Later versions of Nataraja featured male and female genitals and, starting in the Kushan Empire around the first century CE, was portrayed as what modern science might call intersex or perhaps transgender. That’s because it was a syncretic merger between Shaivism and Shaktism, two overlapping faith systems whose primary difference was masculine creation (the god Shiva) and divine feminine nurturing (the goddess Shakti). It gives me great comfort to know that Believers were subverting Western chauvinism more than 2,000 years ago, and that by doing so I am merely taking part in tradition.
That’s equilibrium. That’s where the center resides, but the center can’t hold as Yeats told us in The Second Coming. If collapse is as inevitable as creation, then the fervor to be the Preserver of what exists is a net negative for a society. But a pendulum swing to the Destroyer can also have disastrous consequences that are inherent to the name. It’s not weird to resist either of these forces, and trying (but failing) to figure out how to be at peace with one’s total impotence to alter the inevitability of Preservation and Destruction is usually the name of the game. That’s the sum of theology, from what I can tell, but I’m still learning.
Sometimes it seems like the only place I’ve ever found utopian equilibrium is in commercial craftsmanship, perhaps best exemplified by tattooing. Any good tattooer runs their shop with the customer’s needs in mind, but great tattooers struggle to let the customer dictate the tattoo. That’s because aside from not doing well with authority, great tattooers have tattooed thousands of human hides and know the intricacies of the human shape, the pressure points that are tough to tattoo, the designs that simply don’t read well on skin. Good luck convincing the customer of that, who strolled into the shop knowing exactly what they want (despite their inability to reproduce that thought visually / their personal lack of tattooing experience). So, the Cosmic Dance begins, where an artist uses tricks at their disposal to make the piece something that satisfies their inner creative chaos, and the customer draws hard lines in the sand about what they are or aren’t willing to put on their body.
It doesn’t always work. Some tattooers will tell you it never really works, or works so rarely that one shouldn’t get their hopes up for artistic fulfillment when entering the profession. Others couldn’t dream of doing anything besides tattooing, because they’ve seen it work so wonderfully that it becomes like a new faith for them. The phrase “tattoo magic” has stuck around for awhile because it feels divine when creative spark meets irrational human desire and the outcome leaves both the creator and the marked with equally joyous uplift.

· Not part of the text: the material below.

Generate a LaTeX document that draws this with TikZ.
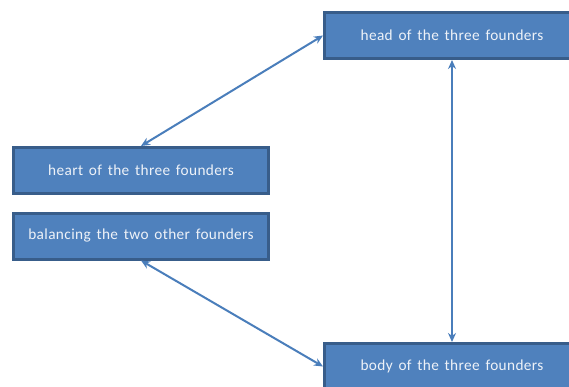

The customer is pleased because their dreams have come true, no matter how niche or difficult the request. The tattooer is pleased because despite the customer’s esoteric inner monologue, somehow they were able to find the perfect traditional and timeless symbol that matches the stranger’s preferred iconography. It works specifically because there is no illusion created or lie to make someone think they like something. It works because both of them were saying the same thing the whole time, and it took divinity to merge their thinking into something coherent so that they reached equilibrium. The Word is not always words.